Sheet 74.5" x 54.5" — 189.2 x 138.4 cm.
Fresh off the heels of an immensely successful retrospective at the Whitney Museum of American Art earlier this year, Frank Stella has re-affirmed his iconic status of American Postwar abstraction. Moving away from Minimalism, (a movement that the artist had revolutionized in the 1960s), The Pacific bears resemblance to Abstract Expressionism, bringing forth a vibrancy, where Stella leaves his inhibitions run free – not only through the print’s visual qualities, but also his mastery of a third dimension in printmaking.
Stella provides the onlooker an intimate view of the work, by bringing forth the deepest recesses of the print through the engagement of a variety of techniques that Stella credits himself of inventing.

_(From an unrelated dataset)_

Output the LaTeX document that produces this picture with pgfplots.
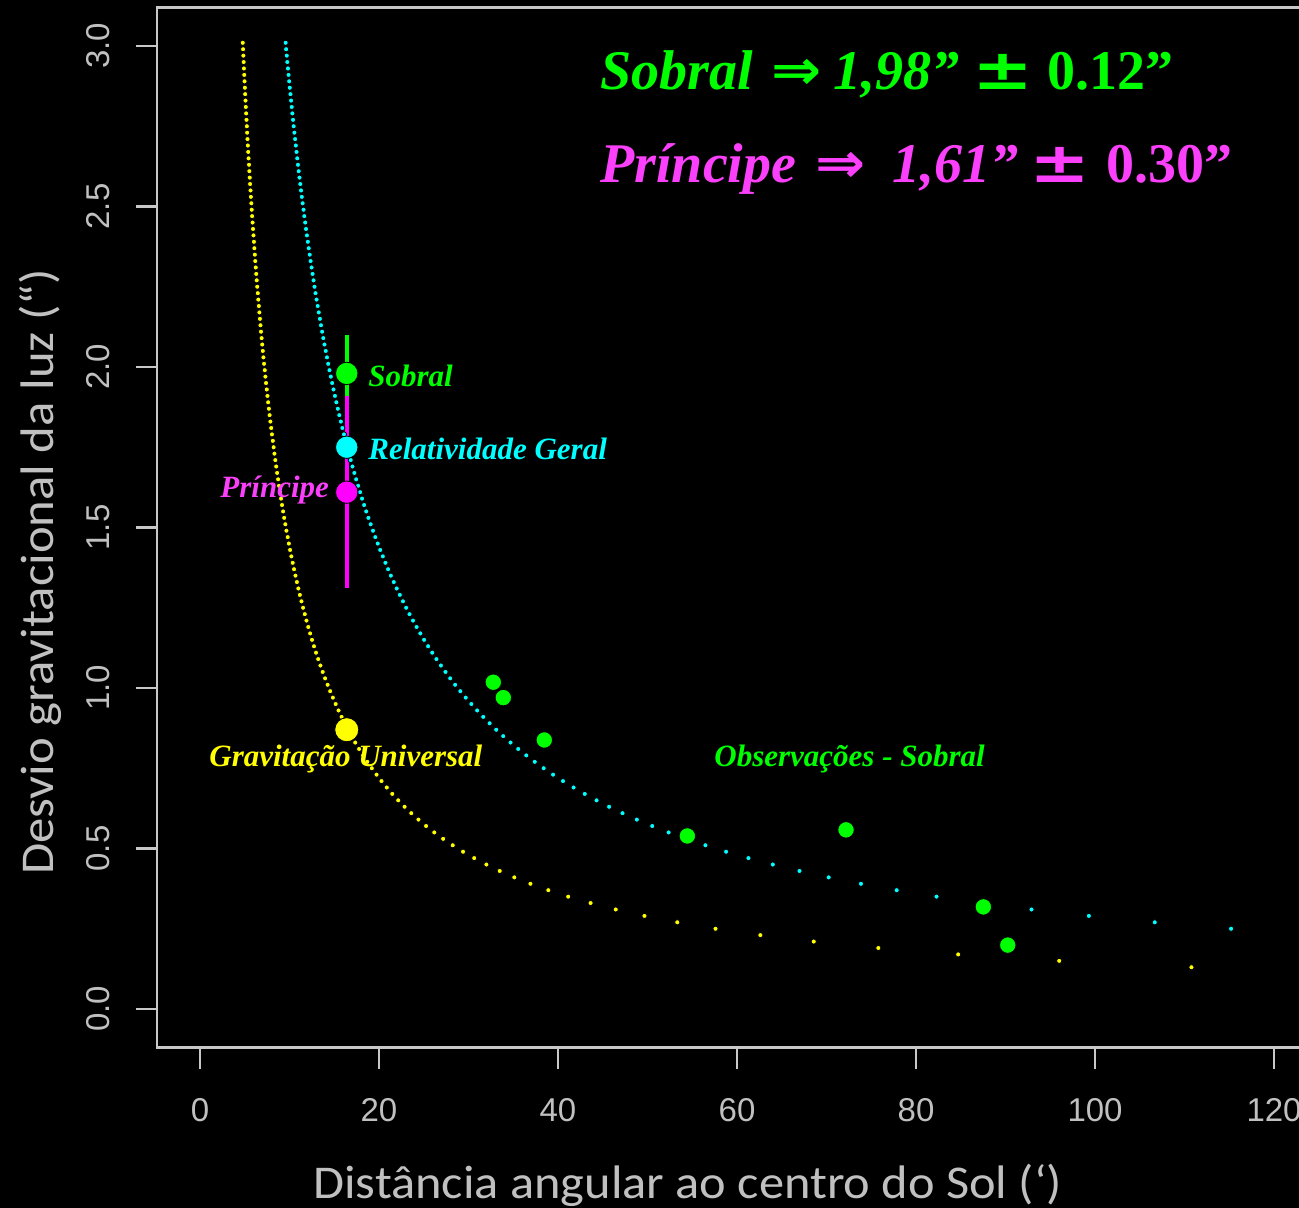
\documentclass[border=0pt]{standalone}
\usepackage{fontspec}
\setmainfont{Liberation Sans}
\newfontfamily\carlito{Carlito}
\newfontfamily\tnr{Liberation Serif}
\newfontfamily\djv{DejaVu Sans}
\usepackage{pgfplots}
\usepackage{pgfplotstable}
\pgfplotsset{compat=1.18}
\definecolor{axgray}{RGB}{200,200,200}
\definecolor{labgray}{RGB}{192,192,192}
\definecolor{cgreen}{RGB}{0,255,0}
\definecolor{ccyan}{RGB}{0,255,255}
\definecolor{cyellow}{RGB}{255,255,0}
\definecolor{cmag}{RGB}{255,0,255}
\definecolor{cmagtext}{RGB}{250,64,250}

% y (deflection), xn (Newtonian curve), xe (General Relativity curve)
\pgfplotstableread{
y xn xe
0.13 110.77 nan
0.15 96.00 nan
0.17 84.71 nan
0.19 75.79 nan
0.21 68.57 nan
0.23 62.61 nan
0.25 57.60 115.20
0.27 53.33 106.67
0.29 49.66 99.31
0.31 46.45 92.90
0.33 43.64 87.27
0.35 41.14 82.29
0.37 38.92 77.84
0.39 36.92 73.85
0.41 35.12 70.24
0.43 33.49 66.98
0.45 32.00 64.00
0.47 30.64 61.28
0.49 29.39 58.78
0.51 28.24 56.47
0.53 27.17 54.34
0.55 26.18 52.36
0.57 25.26 50.53
0.59 24.41 48.81
0.61 23.61 47.21
0.63 22.86 45.71
0.65 22.15 44.31
0.67 21.49 42.99
0.69 20.87 41.74
0.71 20.28 40.56
0.73 19.73 39.45
0.75 19.20 38.40
0.77 18.70 37.40
0.79 18.23 36.46
0.81 17.78 35.56
0.83 17.35 34.70
0.85 16.94 33.88
0.87 16.55 33.10
0.89 16.18 32.36
0.91 15.82 31.65
0.93 15.48 30.97
0.95 15.16 30.32
0.97 14.85 29.69
0.99 14.55 29.09
1.01 14.26 28.51
1.03 13.98 27.96
1.05 13.71 27.43
1.07 13.46 26.92
1.09 13.21 26.42
1.11 12.97 25.95
1.13 12.74 25.49
1.15 12.52 25.04
1.17 12.31 24.62
1.19 12.10 24.20
1.21 11.90 23.80
1.23 11.71 23.41
1.25 11.52 23.04
1.27 11.34 22.68
1.29 11.16 22.33
1.31 10.99 21.98
1.33 10.83 21.65
1.35 10.67 21.33
1.37 10.51 21.02
1.39 10.36 20.72
1.41 10.21 20.43
1.43 10.07 20.14
1.45 9.93 19.86
1.47 9.80 19.59
1.49 9.66 19.33
1.51 9.54 19.07
1.53 9.41 18.82
1.55 9.29 18.58
1.57 9.17 18.34
1.59 9.06 18.11
1.61 8.94 17.89
1.63 8.83 17.67
1.65 8.73 17.45
1.67 8.62 17.25
1.69 8.52 17.04
1.71 8.42 16.84
1.73 8.32 16.65
1.75 8.23 16.46
1.77 8.14 16.27
1.79 8.04 16.09
1.81 7.96 15.91
1.83 7.87 15.74
1.85 7.78 15.57
1.87 7.70 15.40
1.89 7.62 15.24
1.91 7.54 15.08
1.93 7.46 14.92
1.95 7.38 14.77
1.97 7.31 14.62
1.99 7.24 14.47
2.01 7.16 14.33
2.03 7.09 14.19
2.05 7.02 14.05
2.07 6.96 13.91
2.09 6.89 13.78
2.11 6.82 13.65
2.13 6.76 13.52
2.15 6.70 13.40
2.17 6.64 13.27
2.19 6.58 13.15
2.21 6.52 13.03
2.23 6.46 12.91
2.25 6.40 12.80
2.27 6.34 12.69
2.29 6.29 12.58
2.31 6.23 12.47
2.33 6.18 12.36
2.35 6.13 12.26
2.37 6.08 12.15
2.39 6.03 12.05
2.41 5.98 11.95
2.43 5.93 11.85
2.45 5.88 11.76
2.47 5.83 11.66
2.49 5.78 11.57
2.51 5.74 11.47
2.53 5.69 11.38
2.55 5.65 11.29
2.57 5.60 11.21
2.59 5.56 11.12
2.61 5.52 11.03
2.63 5.48 10.95
2.65 5.43 10.87
2.67 5.39 10.79
2.69 5.35 10.71
2.71 5.31 10.63
2.73 5.27 10.55
2.75 5.24 10.47
2.77 5.20 10.40
2.79 5.16 10.32
2.81 5.12 10.25
2.83 5.09 10.18
2.85 5.05 10.11
2.87 5.02 10.03
2.89 4.98 9.97
2.91 4.95 9.90
2.93 4.91 9.83
2.95 4.88 9.76
2.97 4.85 9.70
2.99 4.82 9.63
3.01 4.78 9.57
}\curves

\newcommand{\arrsym}{{\djv\bfseries\upshape\scalebox{1.07}[1]{⇒}}}
\newcommand{\plmn}{{\djv\bfseries\upshape\scalebox{1.3}[1]{±}}}

\begin{document}
\begin{tikzpicture}
\fill[black] (0,0) rectangle (649.5pt,604pt);
\useasboundingbox (0,0) rectangle (649.5pt,604pt);
\clip (0,0) rectangle (649.5pt,604pt);
\begin{axis}[
  at={(78.5pt,80.25pt)}, anchor=south west,
  scale only axis, width=580pt, height=520pt,
  xmin=-4.8, xmax=124.8, ymin=-0.12, ymax=3.12,
  axis line style={draw=axgray, line width=1.25pt},
  xtick={0,20,40,60,80,100,120},
  xticklabels={0,20,40,60,80,100,120},
  ytick={0,0.5,1,1.5,2,2.5,3},
  yticklabels={0.0,0.5,1.0,1.5,2.0,2.5,3.0},
  tick align=outside, xtick pos=bottom, ytick pos=left,
  major tick length=10.5pt,
  tick style={draw=axgray, line width=1.25pt},
  ticklabel style={font=\fontsize{16.5}{18}\selectfont, text=labgray},
  yticklabel style={rotate=90, anchor=south},
  xticklabel shift=11.5pt,
  yticklabel shift=9.5pt,
  /pgf/number format/assume math mode=true,
  clip=true,
]
\addplot[only marks, mark=*, mark size=1.3pt, mark options={draw=none, fill=cyellow}] table[x=xn, y=y] {\curves};
\addplot[only marks, mark=*, mark size=1.3pt, mark options={draw=none, fill=ccyan}] table[x=xe, y=y] {\curves};
% Sobral observations
\addplot[only marks, mark=*, mark size=4.1pt, mark options={draw=none, fill=cgreen}] coordinates {
(32.77,1.018) (33.89,0.970) (38.47,0.838) (54.45,0.539) (72.18,0.558) (87.52,0.318) (90.25,0.199)};
% predictions
\addplot[only marks, mark=*, mark size=5.6pt, mark options={draw=none, fill=ccyan}] coordinates {(16.4,1.75)};
\addplot[only marks, mark=*, mark size=6pt, mark options={draw=none, fill=cyellow}] coordinates {(16.4,0.87)};
% error bars
\addplot[cgreen, line width=1.75pt] coordinates {(16.4,2.10) (16.4,1.86)};
\addplot[cmag, line width=1.75pt] coordinates {(16.4,1.91) (16.4,1.31)};
\addplot[only marks, mark=*, mark size=5.6pt, mark options={draw=none, fill=cgreen}] coordinates {(16.4,1.98)};
\addplot[only marks, mark=*, mark size=5.6pt, mark options={draw=none, fill=cmag}] coordinates {(16.4,1.61)};
\end{axis}
% axis titles
\node[anchor=base west, inner sep=0, text=labgray, font=\carlito\fontsize{23.5}{26}\selectfont] at (156.5pt,5pt) {\scalebox{1.072}[1]{Distância angular ao centro do Sol (‘)}};
\node[anchor=base west, inner sep=0, rotate=90, text=labgray, font=\carlito\fontsize{23.5}{26}\selectfont] at (26.5pt,166.5pt) {\scalebox{1.08}[1]{Desvio gravitacional da luz (“)}};
% big annotations
\node[anchor=base west, inner sep=0, text=cgreen, font=\tnr\bfseries\itshape\fontsize{28}{30}\selectfont] at (300pt,559.35pt) {Sobral\hspace{2.5pt} \arrsym\hspace{-1.5pt} 1,98”\hspace{-0.5pt} \plmn\hspace{0pt} {\upshape 0.12”}};
\node[anchor=base west, inner sep=0, text=cmagtext, font=\tnr\bfseries\itshape\fontsize{28}{30}\selectfont] at (300pt,512.5pt) {Príncipe\hspace{2.5pt} \arrsym\hspace{6.5pt} 1,61”\hspace{-1.5pt} \plmn\hspace{1pt} {\upshape 0.30”}};
% small labels
\node[anchor=base west, inner sep=0, text=cgreen, font=\tnr\bfseries\itshape\fontsize{15.5}{17}\selectfont] at (184pt,410.65pt) {Sobral};
\node[anchor=base west, inner sep=0, text=ccyan, font=\tnr\bfseries\itshape\fontsize{15.5}{17}\selectfont] at (184pt,374pt) {Relatividade Geral};
\node[anchor=base west, inner sep=0, text=cmagtext, font=\tnr\bfseries\itshape\fontsize{15.5}{17}\selectfont] at (110pt,355pt) {Príncipe};
\node[anchor=base west, inner sep=0, text=cyellow, font=\tnr\bfseries\itshape\fontsize{15.5}{17}\selectfont] at (104.5pt,220.5pt) {Gravitação Universal};
\node[anchor=base west, inner sep=0, text=cgreen, font=\tnr\bfseries\itshape\fontsize{15.5}{17}\selectfont] at (357pt,220.65pt) {Observações - Sobral};
\end{tikzpicture}
\end{document}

A pioneering force for a re-energized enthusiasm for printmaking in the United States, in The Pacific’s delightful mélange of silkscreen, handcolouring, marbelling, and collage, Stella solidifies his position as a real innovator of his craft.
The Pacific displays the virtues of three-dimensional illusionism through a two-dimensional language – a trick mastered by Stella’s Baroque ancestor, Caravaggio. Viewers are invited to enter Stella’s world through the many portals found within the external borders of the composition; semblance of unformed shapes and hybrids, materialized though collage and paint. The heart of the print is a sophisticated layering; first, deeply rooted within the semi-circular formations of Stella’s own creation, an homage to the artist’s Harran series in deconstructed portions, even to their fine colour palette of marbelling.While in the foreground, a brightly outlined, crisp crimson rectangular frame (a seminal colour, that Stella revisits continually in his art – see Sacramento series), lays bear the soul of The Pacific. A free flowing organic being that materializes from the small aperture in the centre of the composition. While delightful, yet shadowy vapours of black and grey hues emanate from this complex being – show praise for the spontaneous quality of the work, an intellectual edginess that represents the unrestrained vision of The Pacific.